Grandma pushed her forward and Lynn went in. All the way at the end of the room, there was a bald man in black robes sitting behind the judge’s high desk, just as she had done. He wasn’t smiling, but he seemed friendly. He was motioning for her to come toward him. Beside the tall desk was a heavy wooden chair, the witness chair, and a man in a gray uniform was patting the arm of the chair, showing her she was to get in it. She passed between the two tables where in their play court Joey Beasley and Tim Jackson had sat, pretending to be lawyers. When she climbed up in the chair, she first looked past the tables to the benches, lined up like pews in church, and saw there weren’t so many people after all. Grandma and Grandpa sat together on a bench way in the back, and then, further up, on the other side, she saw Grandpa Dieter, Daddy’s daddy. She smiled and waved because she hadn’t seen him since the day at the lake, and he gave a little wave back and then looked down at his lap.

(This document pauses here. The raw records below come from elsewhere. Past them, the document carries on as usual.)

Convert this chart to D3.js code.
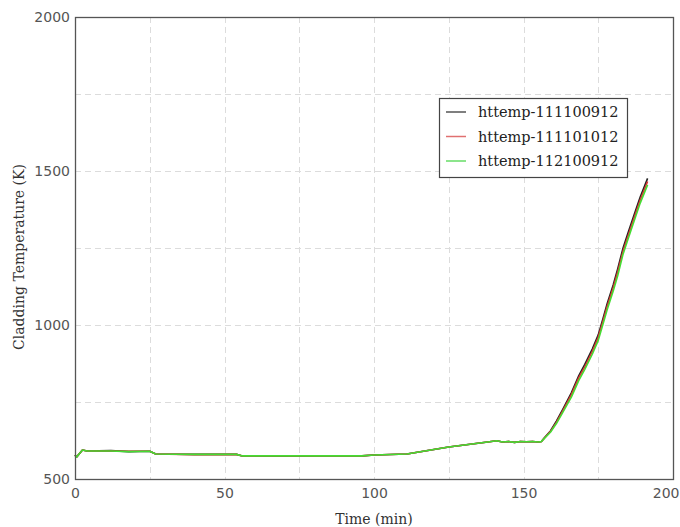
<!DOCTYPE html>
<html>
<head>
<meta charset="utf-8">
<script src="https://cdn.jsdelivr.net/npm/d3@7"></script>
<style>
  html, body { margin: 0; padding: 0; background: #fff; }
  svg { display: block; }
</style>
</head>
<body>
<svg id="chart" width="680" height="527"></svg>
<script>
// Time axis samples (min)
const times = [0, 0.5, 2.5, 4, 12, 18, 25, 27, 40, 54, 56, 70, 80, 96, 100, 111, 125, 138, 141, 143, 145, 147, 149, 151, 153, 155, 156,
  157, 159, 161, 163, 166, 168.5, 170.5, 173, 175, 176.5, 178, 180, 181.5, 183.3, 185, 187, 189, 191.5];

// Cladding temperature (K) for each case
const httemp111100912 = [578, 571, 594, 591, 592, 589, 590, 581, 580, 580, 575, 574, 575, 575, 578, 581, 604, 620, 624, 620, 622, 619, 622, 621, 622, 620, 622,
  634, 656, 688, 724, 780, 836, 872, 922, 968, 1018, 1070, 1130, 1182, 1250, 1300, 1358, 1415, 1476];
const httemp111101012 = [578, 571, 594, 591, 591, 590, 590, 581, 579, 580, 575, 575, 575, 575, 578, 581, 604, 620, 624, 620, 622, 619, 622, 621, 622, 620, 622,
  633, 654, 684, 719, 774, 829, 864, 914, 960, 1010, 1061, 1121, 1172, 1240, 1290, 1348, 1405, 1466];
const httemp112100912 = [578, 571, 594, 591, 591, 589, 590, 581, 580, 580, 575, 575, 575, 575, 578, 581, 604, 620, 624, 620, 622, 619, 622, 621, 622, 620, 622,
  632, 652, 680, 714, 766, 820, 856, 905, 950, 1000, 1050, 1110, 1160, 1230, 1280, 1338, 1395, 1455];

const seriesNames = ["httemp-111100912", "httemp-111101012", "httemp-112100912"];
const seriesValues = [httemp111100912, httemp111101012, httemp112100912];
const seriesColors = ["#222222", "#dd3333", "#44dd33"];
const legendColors = ["#555555", "#e07070", "#66dd66"];

const xTicks = [0, 50, 100, 150, 200];
const yTicks = [500, 1000, 1500, 2000];
const xGrid = [25, 50, 75, 100, 125, 150, 175];
const yGrid = [750, 1000, 1250, 1500, 1750];

const svg = d3.select("#chart");
const plotLeft = 75, plotRight = 673, plotTop = 17, plotBottom = 479;

const x = d3.scaleLinear().domain([0, 200]).range([plotLeft, plotRight]);
const y = d3.scaleLinear().domain([500, 2000]).range([plotBottom, plotTop]);

// dashed grid
const grid = svg.append("g").attr("stroke", "#dcdcdc").attr("stroke-width", 1).attr("stroke-dasharray", "6,4");
grid.selectAll("line.gx").data(xGrid).join("line")
  .attr("x1", d => Math.round(x(d)) + 0.5).attr("x2", d => Math.round(x(d)) + 0.5)
  .attr("y1", plotTop).attr("y2", plotBottom);
grid.selectAll("line.gy").data(yGrid).join("line")
  .attr("y1", d => Math.round(y(d)) + 0.5).attr("y2", d => Math.round(y(d)) + 0.5)
  .attr("x1", plotLeft).attr("x2", plotRight);

// curves
const line = d3.line().x((d, i) => x(times[i])).y(d => y(d));
seriesValues.forEach((vals, k) => {
  svg.append("path").datum(vals)
    .attr("fill", "none")
    .attr("stroke", seriesColors[k])
    .attr("stroke-width", 1.6)
    .attr("stroke-linejoin", "round")
    .attr("d", line);
});

// frame
svg.append("rect")
  .attr("x", plotLeft + 0.5).attr("y", plotTop + 0.5)
  .attr("width", plotRight - plotLeft).attr("height", plotBottom - plotTop)
  .attr("fill", "none").attr("stroke", "#555").attr("stroke-width", 1.3);

// axes (labels only, frame drawn above)
const xAxis = svg.append("g").attr("transform", `translate(0,${plotBottom})`)
  .call(d3.axisBottom(x).tickValues(xTicks).tickSize(0).tickPadding(9).tickFormat(d3.format("d")));
const yAxis = svg.append("g").attr("transform", `translate(${plotLeft},0)`)
  .call(d3.axisLeft(y).tickValues(yTicks).tickSize(0).tickPadding(5).tickFormat(d3.format("d")));
[xAxis, yAxis].forEach(a => {
  a.select(".domain").remove();
  a.selectAll("text").attr("font-family", "DejaVu Sans, sans-serif").attr("font-size", 14).attr("fill", "#555");
});
// keep the last x label inside the canvas edge
xAxis.selectAll(".tick").filter(d => d === 200).select("text")
  .attr("text-anchor", "end").attr("x", 679 - plotRight);

// axis titles
svg.append("text").attr("x", x(100)).attr("y", 524)
  .attr("text-anchor", "middle").attr("font-family", "DejaVu Serif, serif").attr("font-size", 14).attr("fill", "#333")
  .text("Time (min)");
svg.append("text").attr("transform", `translate(24,${(plotTop + plotBottom) / 2 + 9}) rotate(-90)`)
  .attr("text-anchor", "middle").attr("font-family", "DejaVu Serif, serif").attr("font-size", 14).attr("fill", "#333")
  .text("Cladding Temperature (K)");

// legend
const lg = svg.append("g").attr("transform", "translate(439,98)");
lg.append("rect").attr("x", 0.5).attr("y", 0.5).attr("width", 188).attr("height", 79)
  .attr("fill", "#fff").attr("stroke", "#444").attr("stroke-width", 1.2);
seriesNames.forEach((name, k) => {
  const yy = 14 + k * 24.5;
  lg.append("line").attr("x1", 7).attr("x2", 27).attr("y1", yy).attr("y2", yy)
    .attr("stroke", legendColors[k]).attr("stroke-width", 1.5);
  lg.append("text").attr("x", 39).attr("y", yy + 5)
    .attr("font-family", "DejaVu Serif, serif").attr("font-size", 14.5).attr("fill", "#222")
    .text(name);
});
</script>
</body>
</html>
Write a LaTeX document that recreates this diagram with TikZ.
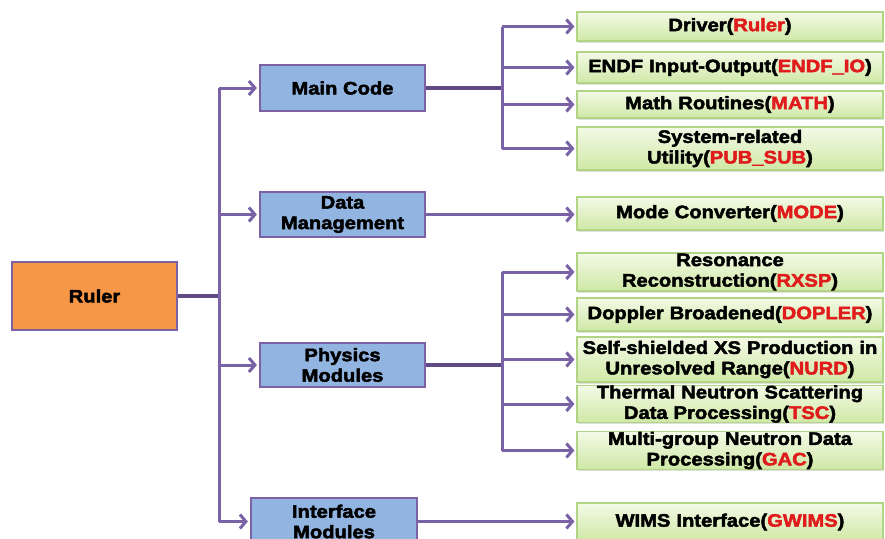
\documentclass[tikz,border=0pt]{standalone}
\usepackage{fontspec}
\setmainfont{Liberation Sans}[FakeStretch=1.12, BoldFeatures={FakeBold=2.6}]
\usetikzlibrary{arrows.meta,shadows}
\definecolor{lnpurple}{HTML}{7A62A6}
\definecolor{stubpurple}{HTML}{5F4A85}
\definecolor{bxborder}{HTML}{7D62A3}
\definecolor{bxblue}{HTML}{92B4E0}
\definecolor{bxorange}{HTML}{F79646}
\definecolor{grtop}{HTML}{F3FAE6}
\definecolor{grbot}{HTML}{CFE8A6}
\definecolor{grborder}{HTML}{B2D485}
\definecolor{txtred}{HTML}{E01B1B}
\newcommand\rd[1]{\textcolor{txtred}{#1}}
\begin{document}
\begin{tikzpicture}[x=1pt,y=-1pt,
  lbl/.style={font=\fontsize{18}{20.5}\selectfont\bfseries, align=center},
  bluebox/.style={lbl, draw=bxborder, line width=2.2pt, fill=bxblue, minimum width=165pt, inner sep=0pt},
  rootbox/.style={lbl, draw=bxborder, line width=2.2pt, fill=bxorange, minimum width=165pt, minimum height=68pt, inner sep=0pt},
  leafbox/.style={lbl, draw=grborder, line width=1.2pt, top color=grtop, bottom color=grbot, minimum width=306pt, text width=304pt, inner sep=0pt, drop shadow={opacity=0.25, shadow xshift=1.2pt, shadow yshift=-1.5pt}},
  conn/.style={draw=lnpurple, line width=3pt},
  stub/.style={draw=stubpurple, line width=3.6pt},
  arr/.style={draw=lnpurple, line width=3pt, -{Straight Barb[length=6pt,width=14pt]}, shorten >=2pt}
]
\clip (0,0) rectangle (885,538);
\fill[white] (0,0) rectangle (885,538);

% root
\node[rootbox] (ruler) at (94.5,296) {Ruler};

% second level
\node[bluebox, minimum height=46pt] (main) at (342.5,88) {Main Code};
\node[bluebox, minimum height=45pt] (data) at (342.5,214.5) {Data\\Management};
\node[bluebox, minimum height=44pt] (phys) at (342.5,365) {Physics\\Modules};
\node[bluebox, minimum width=166pt, minimum height=47pt] (intf) at (334,521.5) {Interface\\Modules};

% leaves
\node[leafbox, minimum height=29pt] (g1) at (730,26.5) {Driver(\rd{Ruler})};
\node[leafbox, minimum height=31pt] (g2) at (730,67.5) {ENDF Input-Output(\rd{ENDF\_IO})};
\node[leafbox, minimum height=27pt] (g3) at (730,104.5) {Math Routines(\rd{MATH})};
\node[leafbox, minimum height=43pt] (g4) at (730,148.5) {System-related\\Utility(\rd{PUB\_SUB})};
\node[leafbox, minimum height=33pt] (g5) at (730,213.5) {Mode Converter(\rd{MODE})};
\node[leafbox, minimum height=38pt] (g6) at (730,272) {Resonance\\Reconstruction(\rd{RXSP})};
\node[leafbox, minimum height=33pt] (g7) at (730,314.5) {Doppler Broadened(\rd{DOPLER})};
\node[leafbox, minimum height=45pt] (g8) at (730,359.5) {Self-shielded XS Production in\\Unresolved Range(\rd{NURD})};
\node[leafbox, minimum height=36pt] (g9) at (730,404) {Thermal Neutron Scattering\\Data Processing(\rd{TSC})};
\node[leafbox, minimum height=37pt] (g10) at (730,450.5) {Multi-group Neutron Data\\Processing(\rd{GAC})};
\node[leafbox, minimum height=38pt] (g11) at (730,522) {WIMS Interface(\rd{GWIMS})};

% trunk
\coordinate (tx) at (219,0);
\coordinate (bx) at (502,0);
\draw[stub] (ruler.east) -- (ruler.east -| tx);
\draw[conn] (main.west -| tx) -- (intf.west -| tx);
\draw[arr] (main.west -| tx) -- (main.west);
\draw[arr] (data.west -| tx) -- (data.west);
\draw[arr] (phys.west -| tx) -- (phys.west);
\draw[arr] (intf.west -| tx) -- (intf.west);

% main code branch
\draw[stub] (main.east) -- (main.east -| bx);
\draw[conn] (g1.west -| bx) -- (g4.west -| bx);
\foreach \g in {g1,g2,g3,g4} \draw[arr] (\g.west -| bx) -- (\g.west);

% data management
\draw[arr] (data.east) -- (data.east -| g5.west);

% physics branch
\draw[stub] (phys.east) -- (phys.east -| bx);
\draw[conn] (g6.west -| bx) -- (g10.west -| bx);
\foreach \g in {g6,g7,g8,g9,g10} \draw[arr] (\g.west -| bx) -- (\g.west);

% interface
\draw[arr] (intf.east) -- (intf.east -| g11.west);
\end{tikzpicture}
\end{document}
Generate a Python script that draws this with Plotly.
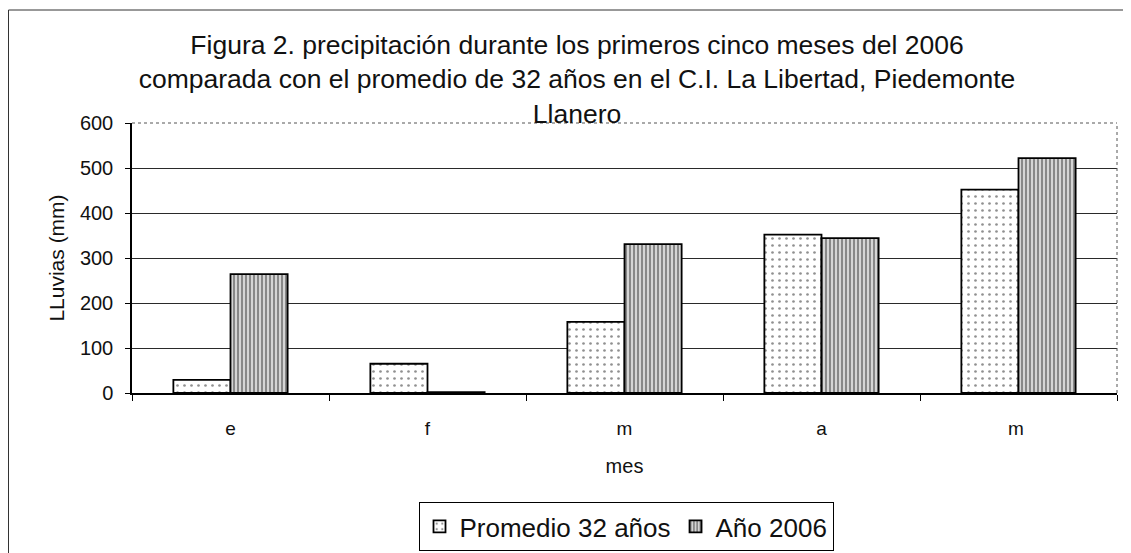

Next to Grandpa Dieter was Daddy’s friend Vernon—in her head she had named him “Bear” because of the black hair that covered his arms and legs, and even his chest and his back. Vernon didn’t look at her.
Daddy was sitting at the table on the right, beside a man she didn’t know. When Daddy looked up at her, his eyes were sad but his mouth was tight, like he was angry. Mother was sitting at the table on the left with another strange man, her eyes still puffy, her mouth a sharp slice of bloodred. Nobody smiled back at Lynn, and she felt her own smile slide away like candle wax.
“There now,” Grandma said, patting Lynn’s leg through the blankets. “That’s a good girl to stay quiet.”
Lynn was still too hot, but she didn’t say anything to Grandma. She was trying hard to remember, but all she could get were quick flashes—one picture she just barely had time to see, and then another, like slides clicking past in a dark classroom.
The bald judge leaning toward her and asking her name.
The bald judge asking her, “What were you doing before your father threw you in the lake?”
The bald judge smacking his gavel down so hard she had to cover her ears. Him saying, “Calm down, child. Tell me the truth, now.”
The bald judge, his face like a red balloon, smacking the gavel down over and over and yelling, “Order! Order! Sit down, girl! Sit down!” Not letting her tell the truth.
The bald, sweaty-faced judge standing, pointing at her mother, saying, “Take this child out now!”
After that, a swirl of voices and faces, hands on her and then not, like she was being sucked up in a tornado, like Dorothy Gale from Kansas. No one would believe her. No one would listen to her. That was like Dorothy, too, except no beautiful witch in a shimmery dress came to quiet everyone down so Lynn could tell her story.
“We were playing,” she tried to tell the judge. Grandpa Dieter was grilling hot dogs. Vernon was sitting at the end of the dock, fishing. He always came with them when they went fishing. She was playing hide-and-seek with Daddy, and when he found her curled in the soft needles under a giant Christmas tree, veiled, she thought, under the low branches, she scrambled out and ran from him, squealing, toward the dock.